摘要:In this research, we adopt word embedding technologies to tackle the verbal IQ test. Most existing word embedding technologies take each word as a basic unit, and obtain its embedding by statistical learning from co-occurrence information in the sliding windows of a text corpus. However, this learning procedure suffers from a few issues: (i) Many words have multiple senses, and a single embedding vector simply cannot reflect their diverse meanings; (ii) Not all words could have statistically sufficient co-occurrence data to learn reliable embedding; (iii) Free text data usually have missing (biased) information and contain noises, thus the learned embedding might not be fully consistent with human knowledge. As a result, direct application of existing word embedding techniques cannot achieve a desirable performance in verbal IQ test, which usually considers multiple senses of a (polysemous) word, focuses on the rare senses, and examines complex relations among words (sense). To tackle these challenges, we propose several new technologies, including (i) Mixture of Skip-Grams, which adopts an EM approach to simultaneously learn word embedding and deal with word sense disambiguation; (ii) K-NET, which leverages morphological rules to enhance the embedding of rare and new words whose co-occurrence information is insufficient; (iii) ProjectNet: which leverages asymmetric low-rank projections of knowledge graphs to enhance the semantics of word embedding. Experiments show that these new technologies can generate more reliable and meaningful word embedding than previous work, and the appropriate use of them can even beat common human beings (mechanical turkers) in answering the verbal questions in IQ tests.
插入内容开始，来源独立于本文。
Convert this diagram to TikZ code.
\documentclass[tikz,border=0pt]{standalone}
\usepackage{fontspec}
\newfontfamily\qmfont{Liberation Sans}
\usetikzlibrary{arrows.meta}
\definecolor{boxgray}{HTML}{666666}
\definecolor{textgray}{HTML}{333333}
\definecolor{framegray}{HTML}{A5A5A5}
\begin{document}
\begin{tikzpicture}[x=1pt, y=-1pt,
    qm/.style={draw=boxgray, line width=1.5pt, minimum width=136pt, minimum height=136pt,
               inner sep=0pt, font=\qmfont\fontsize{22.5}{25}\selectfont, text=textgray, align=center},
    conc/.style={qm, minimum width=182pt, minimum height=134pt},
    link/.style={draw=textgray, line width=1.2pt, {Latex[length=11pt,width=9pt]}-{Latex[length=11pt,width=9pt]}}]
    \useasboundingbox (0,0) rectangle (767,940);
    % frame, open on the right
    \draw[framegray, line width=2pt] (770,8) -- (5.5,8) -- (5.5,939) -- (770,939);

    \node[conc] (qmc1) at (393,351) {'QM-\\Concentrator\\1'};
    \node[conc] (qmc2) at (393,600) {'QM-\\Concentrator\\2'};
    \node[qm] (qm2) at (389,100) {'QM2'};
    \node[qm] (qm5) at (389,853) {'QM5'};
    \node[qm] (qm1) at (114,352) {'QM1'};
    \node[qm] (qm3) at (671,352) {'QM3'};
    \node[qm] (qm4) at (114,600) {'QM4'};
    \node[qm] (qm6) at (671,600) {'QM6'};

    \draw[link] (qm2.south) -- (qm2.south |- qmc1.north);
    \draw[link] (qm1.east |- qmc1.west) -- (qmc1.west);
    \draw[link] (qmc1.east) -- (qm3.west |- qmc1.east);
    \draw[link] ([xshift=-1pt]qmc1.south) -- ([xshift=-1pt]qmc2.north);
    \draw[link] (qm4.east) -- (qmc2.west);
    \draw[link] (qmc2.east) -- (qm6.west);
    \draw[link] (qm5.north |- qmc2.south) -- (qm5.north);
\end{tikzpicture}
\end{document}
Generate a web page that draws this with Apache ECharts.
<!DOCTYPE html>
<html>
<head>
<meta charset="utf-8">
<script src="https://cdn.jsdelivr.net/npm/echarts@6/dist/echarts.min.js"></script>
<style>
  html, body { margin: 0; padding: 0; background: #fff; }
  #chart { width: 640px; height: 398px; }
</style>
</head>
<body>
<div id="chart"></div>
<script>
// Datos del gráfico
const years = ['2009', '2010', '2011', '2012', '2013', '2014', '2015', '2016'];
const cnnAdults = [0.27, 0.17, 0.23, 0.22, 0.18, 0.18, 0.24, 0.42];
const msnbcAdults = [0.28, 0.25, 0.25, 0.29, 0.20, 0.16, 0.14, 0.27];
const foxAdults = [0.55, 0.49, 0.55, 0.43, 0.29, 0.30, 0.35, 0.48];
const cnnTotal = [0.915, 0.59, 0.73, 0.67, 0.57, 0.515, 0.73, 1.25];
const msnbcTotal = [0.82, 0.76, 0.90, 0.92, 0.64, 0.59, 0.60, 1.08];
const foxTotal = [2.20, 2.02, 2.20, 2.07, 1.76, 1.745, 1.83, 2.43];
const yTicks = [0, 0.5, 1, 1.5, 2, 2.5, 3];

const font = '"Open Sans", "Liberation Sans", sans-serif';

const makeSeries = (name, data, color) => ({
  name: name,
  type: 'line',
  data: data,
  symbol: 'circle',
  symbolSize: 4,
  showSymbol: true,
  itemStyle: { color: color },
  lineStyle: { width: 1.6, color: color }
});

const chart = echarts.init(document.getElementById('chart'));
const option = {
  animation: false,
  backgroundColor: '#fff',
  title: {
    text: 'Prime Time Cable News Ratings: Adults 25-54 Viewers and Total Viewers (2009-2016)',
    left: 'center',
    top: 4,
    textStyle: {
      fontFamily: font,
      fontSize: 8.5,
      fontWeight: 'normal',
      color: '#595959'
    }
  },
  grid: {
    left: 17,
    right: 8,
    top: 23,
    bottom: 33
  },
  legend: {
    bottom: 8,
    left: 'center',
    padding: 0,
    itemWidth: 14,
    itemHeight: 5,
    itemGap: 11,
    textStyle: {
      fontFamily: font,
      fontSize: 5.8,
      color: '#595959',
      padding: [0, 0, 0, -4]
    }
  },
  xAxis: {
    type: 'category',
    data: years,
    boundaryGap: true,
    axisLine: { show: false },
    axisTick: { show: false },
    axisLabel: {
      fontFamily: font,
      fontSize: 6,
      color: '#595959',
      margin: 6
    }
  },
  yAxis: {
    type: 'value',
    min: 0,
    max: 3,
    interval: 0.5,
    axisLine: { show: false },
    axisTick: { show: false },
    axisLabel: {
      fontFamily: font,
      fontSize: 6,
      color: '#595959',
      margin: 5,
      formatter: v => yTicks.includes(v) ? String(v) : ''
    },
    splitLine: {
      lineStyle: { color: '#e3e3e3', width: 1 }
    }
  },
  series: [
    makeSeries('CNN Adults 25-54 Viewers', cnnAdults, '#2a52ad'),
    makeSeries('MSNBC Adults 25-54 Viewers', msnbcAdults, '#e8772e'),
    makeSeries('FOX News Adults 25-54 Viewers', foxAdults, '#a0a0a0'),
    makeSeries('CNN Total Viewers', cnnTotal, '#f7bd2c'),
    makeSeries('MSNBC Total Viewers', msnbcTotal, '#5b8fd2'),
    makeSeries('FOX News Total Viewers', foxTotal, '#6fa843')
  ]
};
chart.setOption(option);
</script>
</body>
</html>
演讲题目:Making super large-scale machine learning possible

摘要:The capability of learning super big models is becoming crucial in this big data era. For example, one may need to learn an LDA model with millions of topics, or a word embedding model with billions of parameters. However, it turns out that training such big models is very challenging: with the state-of-the-art machine learning technologies, one has to use a huge number (e.g., thousands) of machines for this purpose, which is clearly beyond the capability of common machine learning practitioners. In this research, we want to answer the question whether it is possible to train super big machine learning models using just a modest computer cluster. To achieve this goal, we focus on two kind of innovations. First, we make important modifications to the training procedure of existing machine learning algorithms, to make them much more cost-effective. For instance, we propose a new, highly-efficient O(1) Metropolis-Hastings sampling algorithm for LDA, whose running cost is (surprisingly) agnostic of model size, and empirically converges nearly an order of magnitude more quickly than current state-of-the-art LDA samplers. For another instance, we adopt a new, distribution-based training process for word embedding, which transforms huge training data to a modest-sized histogram, and therefore significantly reduces the requirement of memory and disk capacity. Second, we develop a new parameter server based distributed machine learning framework, which specifically targets the efficient training of super big models.  By using separate data structures for high- and low-frequency parameters, the framework allows extremely large models to fit in memory, while maintaining high access speed. By using a so-called model scheduling scheme, the framework allows each worker machine to pull the sub-models as needed from the parameter server, resulting in a frugal use of limited memory capacity and network bandwidth. By using automatic pipelining of model training and network communication, the framework can achieve very high training speed regardless of various conditions of computational resources and network connections. Our experimental results show that with a modest cluster of just 24 machines, we can train a LDA model with 1 million topics and a 20-million-word vocabulary, or a word embedding model with 1000 dimensions and a 20-million-word vocabulary, on a Web document collection with 200-billion tokens — a scale not yet reported even with thousands of machines.